Allora anche se fu impossibile praticare il bene, era però possibile proibire il male attraverso il martirio: risolse quindi di sollevare la bandiera della lotta e della ribellione.
L’Imam Hosseyn (A) rivolgendosi in una lettera ad alcuni abitanti di Kufa, e anche al suo incontro col primo gruppo dell’esercito nemico, citando un hadith del Nobile Profeta (S), disse: “Chiunque vede un regnante oppressore che ha dichiarato leciti i divieti di Dio, ha rotto il patto divino ed è in contrasto con la tradizione del Profeta di Dio, ed ha un atteggiamento peccaminoso e ostile con i servi di Dio. Ma se non protesta e non critica né con le parole né con i fatti, merita che Dio lo conduca allo stesso luogo (l’inferno) dove farà entrare il regnante oppressore ed ingiusto”.
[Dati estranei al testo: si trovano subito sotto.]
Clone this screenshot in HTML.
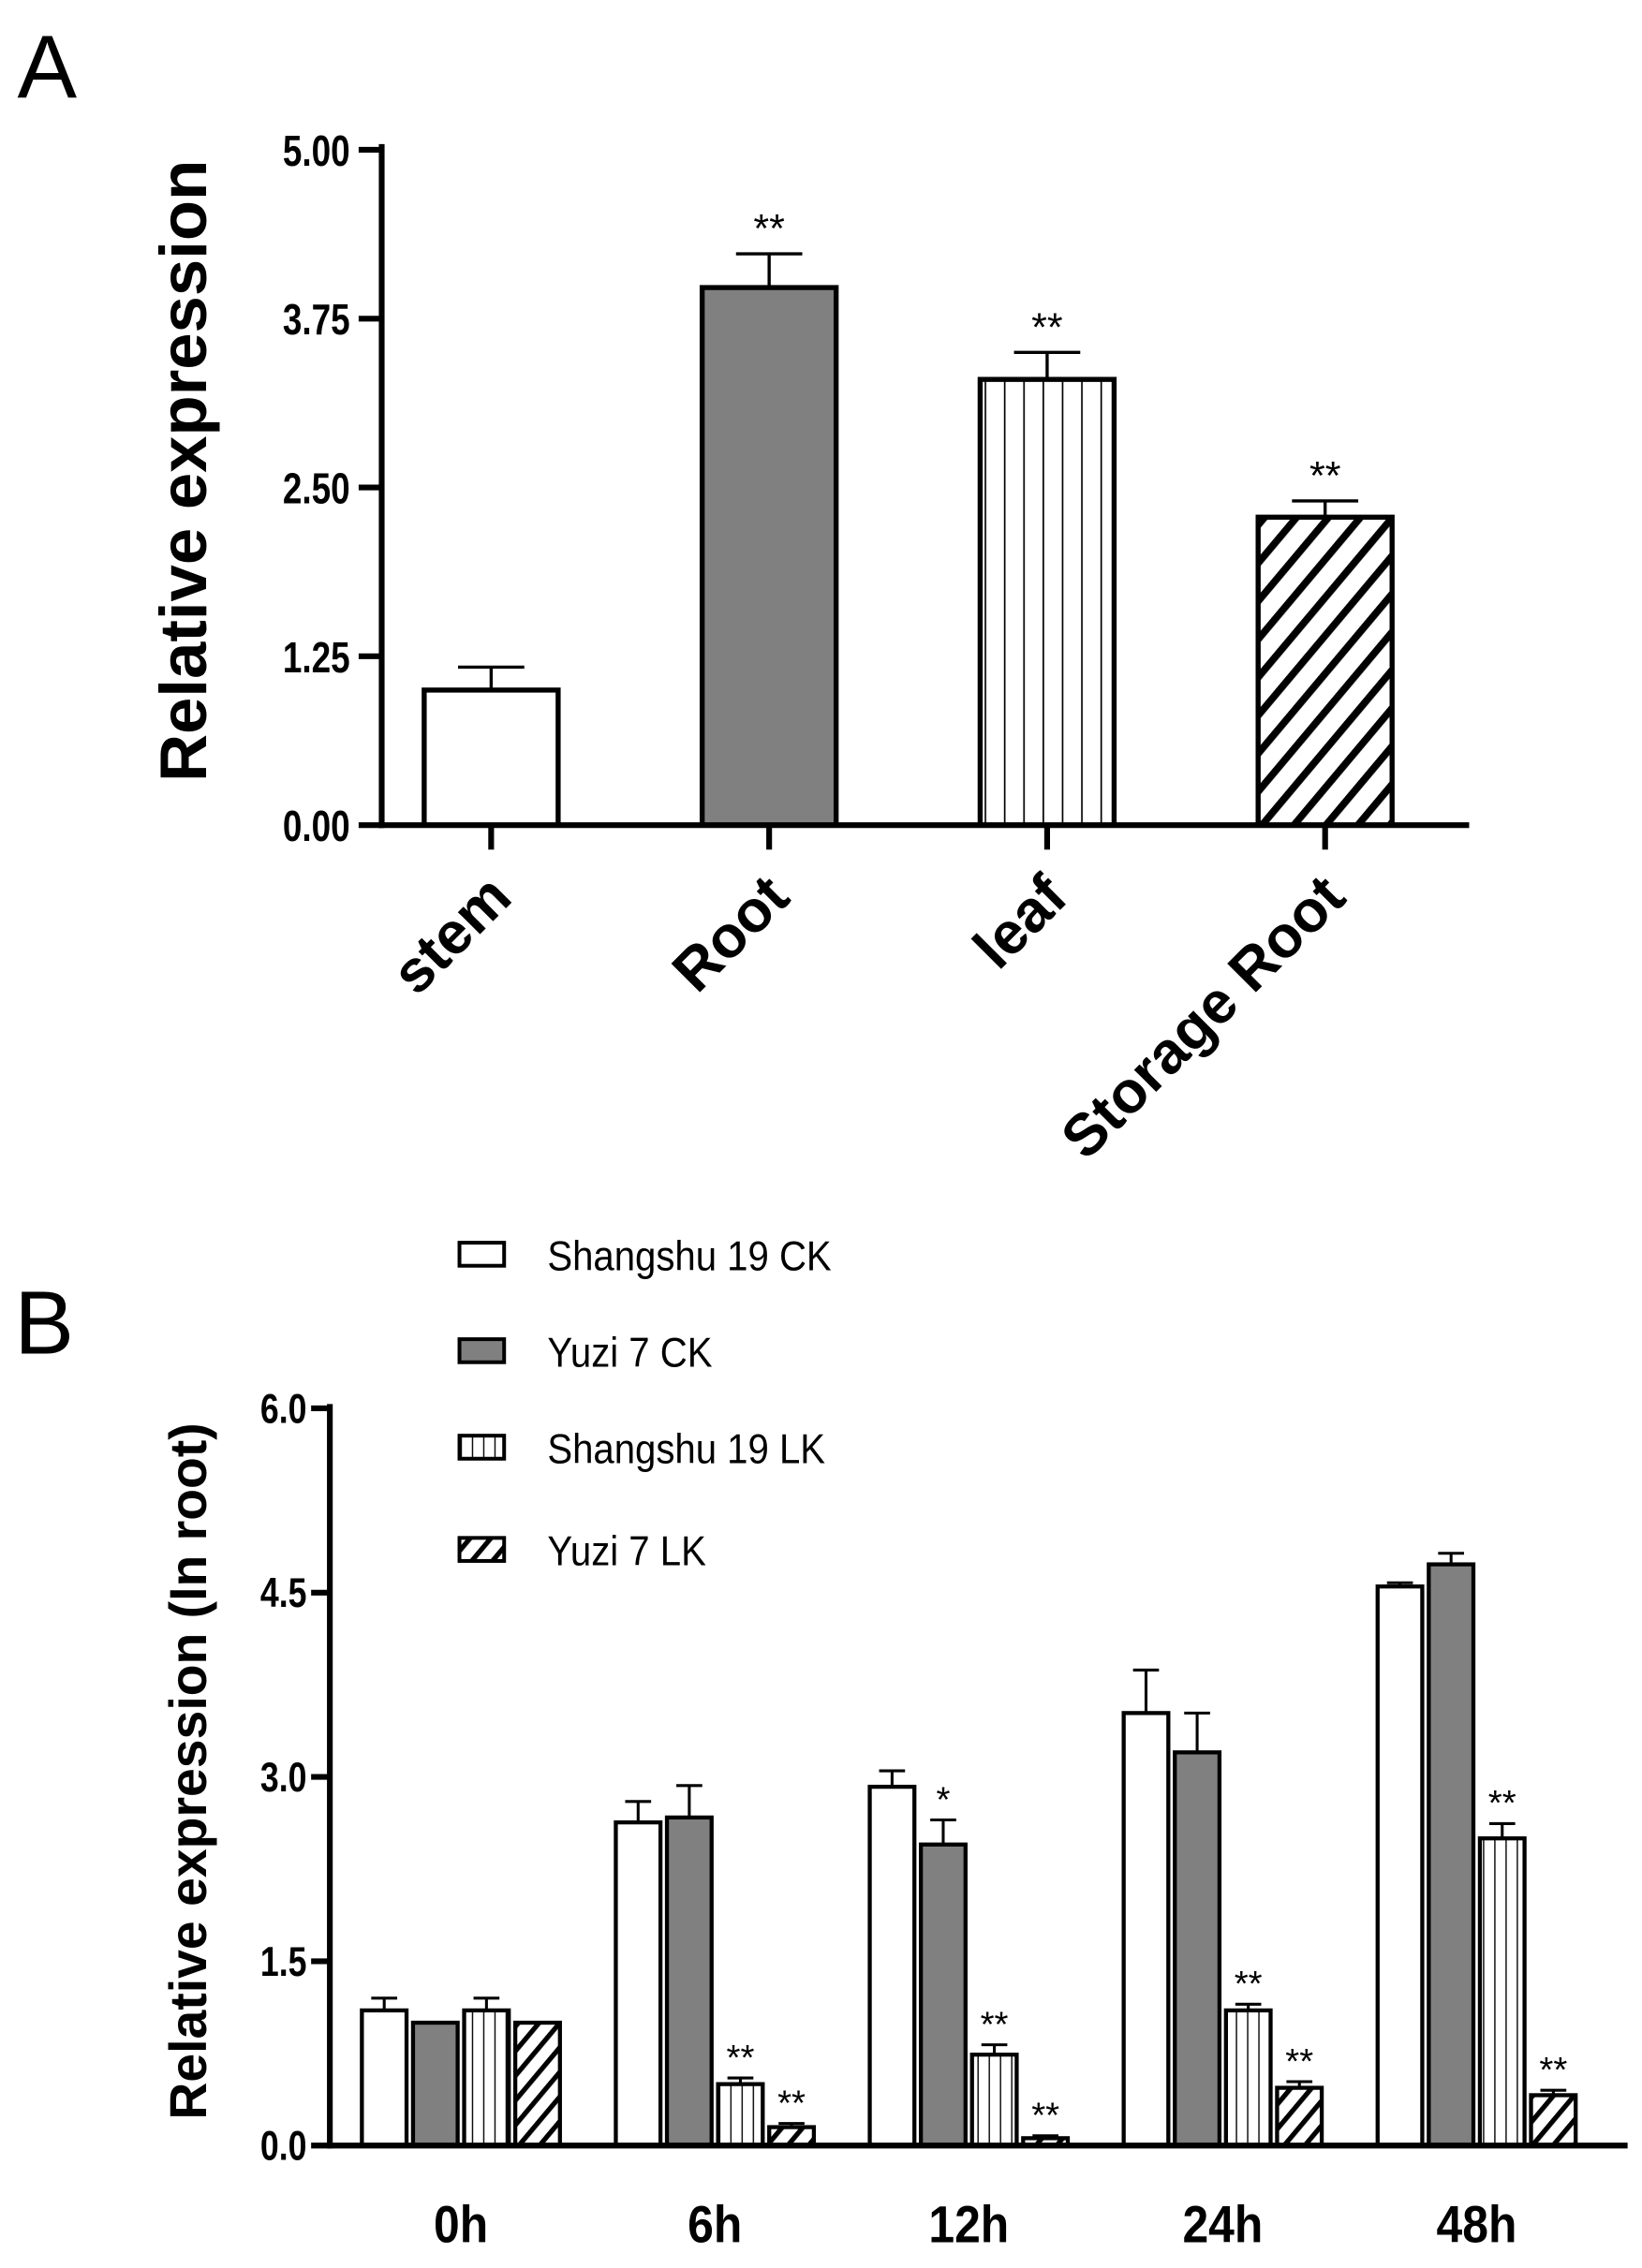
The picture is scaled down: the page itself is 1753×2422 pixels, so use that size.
<!DOCTYPE html>
<html><head><meta charset="utf-8"><style>
html,body{margin:0;padding:0;background:#fff;}
svg{display:block;}
text{font-family:"Liberation Sans",Arial,sans-serif;fill:#000;}
</style></head><body>
<svg id="fig" width="1753" height="2422" viewBox="0 0 1140 1575" xmlns="http://www.w3.org/2000/svg">
<defs>
<pattern id="vstripeA" patternUnits="userSpaceOnUse" width="13.4" height="10" x="295"><rect width="13.4" height="10" fill="#fff"/><line x1="0" y1="0" x2="0" y2="10" stroke="#000" stroke-width="2.2"/></pattern>
<pattern id="vstripeB" patternUnits="userSpaceOnUse" width="7.8" height="10"><rect width="7.8" height="10" fill="#fff"/><line x1="0" y1="0" x2="0" y2="10" stroke="#000" stroke-width="1.8"/></pattern>
<pattern id="diagA" patternUnits="userSpaceOnUse" width="17" height="17" patternTransform="rotate(-50)"><rect width="17" height="17" fill="#fff"/><rect x="0" y="0" width="17" height="5" fill="#000"/></pattern>
<pattern id="diagB" patternUnits="userSpaceOnUse" width="11" height="11" patternTransform="rotate(-50)"><rect width="11" height="11" fill="#fff"/><rect x="0" y="0" width="11" height="3.4" fill="#000"/></pattern>
</defs>
<text x="12" y="68" font-size="62">A</text>
<text x="10" y="940" font-size="62">B</text>
<g id="chartA"></g>
<g id="chartB"></g>
</svg>
<script>
const NS="http://www.w3.org/2000/svg";
// ---- Panel A data ----
const tissueCategories=["stem","Root","leaf","Storage Root"];
const tissueValues=[1.0,3.98,3.3,2.28];
const tissueErrors=[0.17,0.25,0.2,0.12];
const tissueSig=["","**","**","**"];
const tissueTicks=["0.00","1.25","2.50","3.75","5.00"];
// ---- Panel B data ----
const timeCategories=["0h","6h","12h","24h","48h"];
const seriesNames=["Shangshu 19 CK","Yuzi 7 CK","Shangshu 19 LK","Yuzi 7 LK"];
const sh19CK=[1.1,2.63,2.92,3.52,4.55];
const yz7CK=[1.0,2.67,2.45,3.2,4.73];
const sh19LK=[1.1,0.5,0.74,1.1,2.5];
const yz7LK=[1.0,0.15,0.06,0.47,0.41];
const sh19CKerr=[0.1,0.17,0.13,0.35,0.03];
const yz7CKerr=[0,0.26,0.2,0.32,0.09];
const sh19LKerr=[0.1,0.05,0.08,0.05,0.12];
const yz7LKerr=[0,0.03,0.02,0.05,0.04];
const sh19CKsig=["","","","",""];
const yz7CKsig=["","","*","",""];
const sh19LKsig=["","**","**","**","**"];
const yz7LKsig=["","**","**","**","**"];
const timeTicks=["0.0","1.5","3.0","4.5","6.0"];

function el(tag,attrs,parent){const e=document.createElementNS(NS,tag);for(const k in attrs)e.setAttribute(k,attrs[k]);parent.appendChild(e);return e;}

// Panel A
(function(){
  const g=document.getElementById('chartA');
  const x0=265,x1=1020,y0=573,yTop=104,maxV=5;
  const yA=v=>y0-(v/maxV)*(y0-yTop);
  const step=193,first=341,bw=93;
  const xA=i=>first+i*step;
  const fills=["#fff","#808080","url(#vstripeA)","url(#diagA)"];
  tissueValues.forEach((v,i)=>{
    const cx=xA(i);
    const e=el('line',{x1:cx,x2:cx,y1:yA(v),y2:yA(v+tissueErrors[i]),stroke:'#000','stroke-width':2.2},g);
    
    
    const c=el('line',{x1:cx-23,x2:cx+23,y1:yA(v+tissueErrors[i]),y2:yA(v+tissueErrors[i]),stroke:'#000','stroke-width':2.2},g);
    
    
    const r=el('rect',{x:cx-bw/2,y:yA(v),width:bw,height:y0-yA(v),fill:fills[i],stroke:'#000','stroke-width':3.5},g);
    
    
    if(tissueSig[i]){const t=el('text',{x:cx,y:yA(v+tissueErrors[i])-8,'font-size':28,'text-anchor':'middle'},g);t.textContent=tissueSig[i];
      
      }
    const tk=el('line',{x1:cx,x2:cx,y1:y0,y2:y0+17,stroke:'#000','stroke-width':4},g);
    
    
    const lab=el('text',{x:0,y:0,'font-size':41,'font-weight':'bold','text-anchor':'end',transform:`translate(${cx+16},${y0+52}) rotate(-45)`},g);
    lab.textContent=tissueCategories[i];
    
    
  });
  tissueTicks.forEach((t,i)=>{
    const v=parseFloat(t),y=yA(v);
    const tk=el('line',{x1:x0-16,x2:x0,y1:y,y2:y,stroke:'#000','stroke-width':4},g);
    
    
    const lab=el('text',{x:0,y:0,'font-size':30,'font-weight':'bold','text-anchor':'end',transform:`translate(${x0-22},${y+11}) scale(0.8,1)`},g);
    lab.textContent=t;
    
    
  });
  const ax=el('line',{x1:x0,x2:x0,y1:yTop-4,y2:y0+2,stroke:'#000','stroke-width':4},g);
  
  
  const axx=el('line',{x1:x0-2,x2:x1,y1:y0,y2:y0,stroke:'#000','stroke-width':4},g);
  
  
  const yt=el('text',{x:0,y:0,'font-size':46,'font-weight':'bold','text-anchor':'middle',transform:`translate(143,327) rotate(-90)`},g);
  yt.textContent="Relative expression";
  
  
})();

// Panel B
(function(){
  const g=document.getElementById('chartB');
  const x0=229,x1=1130,y0=1490,yTop=978,maxV=6;
  const yB=v=>y0-(v/maxV)*(y0-yTop);
  const groupStart=320,groupStep=176.3,bw=31,bstep=35.5;
  const xB=(gi,si)=>groupStart+gi*groupStep+(si-1.5)*bstep;
  const series=[sh19CK,yz7CK,sh19LK,yz7LK];
  const errs=[sh19CKerr,yz7CKerr,sh19LKerr,yz7LKerr];
  const sigs=[sh19CKsig,yz7CKsig,sh19LKsig,yz7LKsig];
  const fills=["#fff","#808080","url(#vstripeB)","url(#diagB)"];
  timeCategories.forEach((c,gi)=>{
    series.forEach((s,si)=>{
      const v=s[gi],e=errs[si][gi],cx=xB(gi,si);
      if(e>0){
        const l=el('line',{x1:cx,x2:cx,y1:yB(v),y2:yB(v+e),stroke:'#000','stroke-width':2},g);
        
        
        const cp=el('line',{x1:cx-9,x2:cx+9,y1:yB(v+e),y2:yB(v+e),stroke:'#000','stroke-width':2},g);
        
        
      }
      const r=el('rect',{x:cx-bw/2,y:yB(v),width:bw,height:y0-yB(v),fill:fills[si],stroke:'#000','stroke-width':2.8},g);
      
      
      if(sigs[si][gi]){const t=el('text',{x:cx,y:yB(v+e)-6,'font-size':25,'text-anchor':'middle'},g);t.textContent=sigs[si][gi];
        
        }
    });
    const lab=el('text',{x:0,y:0,'font-size':36,'font-weight':'bold','text-anchor':'middle',transform:`translate(${groupStart+gi*groupStep},${y0+67}) scale(0.9,1)`},g);
    lab.textContent=c;
    
    
  });
  timeTicks.forEach(t=>{
    const y=yB(parseFloat(t));
    const tk=el('line',{x1:x0-13,x2:x0,y1:y,y2:y,stroke:'#000','stroke-width':4},g);
    
    
    const lab=el('text',{x:0,y:0,'font-size':29,'font-weight':'bold','text-anchor':'end',transform:`translate(${x0-16},${y+10}) scale(0.8,1)`},g);
    lab.textContent=t;
    
    
  });
  const ax=el('line',{x1:x0,x2:x0,y1:yTop-3,y2:y0+2,stroke:'#000','stroke-width':4},g);
  
  
  const axx=el('line',{x1:x0-2,x2:x1,y1:y0,y2:y0,stroke:'#000','stroke-width':4},g);
  
  
  const yt=el('text',{x:0,y:0,'font-size':36,'font-weight':'bold','text-anchor':'middle',transform:`translate(143,1230) rotate(-90)`},g);
  yt.textContent="Relative expression (In root)";
  
  
  const legY=[871,938,1005,1076];
  seriesNames.forEach((n,i)=>{
    const r=el('rect',{x:319,y:legY[i]-8,width:31,height:16,fill:fills[i],stroke:'#000','stroke-width':2.6},g);
    
    
    const t=el('text',{x:0,y:0,'font-size':29,transform:`translate(380,${legY[i]+11}) scale(0.9,1)`},g);
    t.textContent=n;
    
    
  });
})();
</script>
</body></html>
L’Imam poi aggiunge: “E sapete che questa gente (Yazid e i suoi seguaci) ci tengono ad obbedire a Satana e hanno rifiutato l’obbedienza di Dio manifestando la depravazione, e non rispettano e non osservano i limiti imposti da Dio, appropriandosi dei beni dei musulmani considerandoli propri. E considerano lecito ciò che è proibito e proibito ciò che è lecito e io sono la persona più adatta per contrastarli” (18).
L’insurrezione dell’Imam Hosseyn (A) era un grido di difesa dei diseredati, degli oppressi e dei poveri, la sua rivolta era una contestazione contro l’oppressione, la depravazione e la miscredenza del sistema di governo oppressore e ingiusto dell’epoca.
NOTE
(1) Usul Kafi, Il libro di al-Hajja.
(2) Mafatih al-Jinan, L’invocazione di Arafa.
(3) Bihar al-Anwar, vol. 44, p. 328.
(4) Ibid., p. 329.
(5) Ibid., p. 365.
(6) Safinat al-Bahar.
(7) Naqsh al-Mahmum, Bihar al-Anwar, vol. 44, p. 366.
(8) Nahj al-Balagha, il testamento dell’Imam Alì all’Imam Hassan Mujtaba.
(9) Bihar al-Anwar, vol. 44, p. 196.
(10) Ibid., pag. 325.
(11) Ibid., pag. 326.
(12) Ibid., p. 329.
(13) Tuhuf al-‘uqul, p. 245.
(14) Bihar al-Anwar, vol. 45, p. 7.
(15) Il Corano, Sura Hadid.
(16) Bihar al-Anwar, vol. 44, p. 334.
(17) Tuhuf al-‘uqul, p. 242.
(18) Naqsh al-Mahmum, Bihar al-Anwar, vol. 44, p. 382.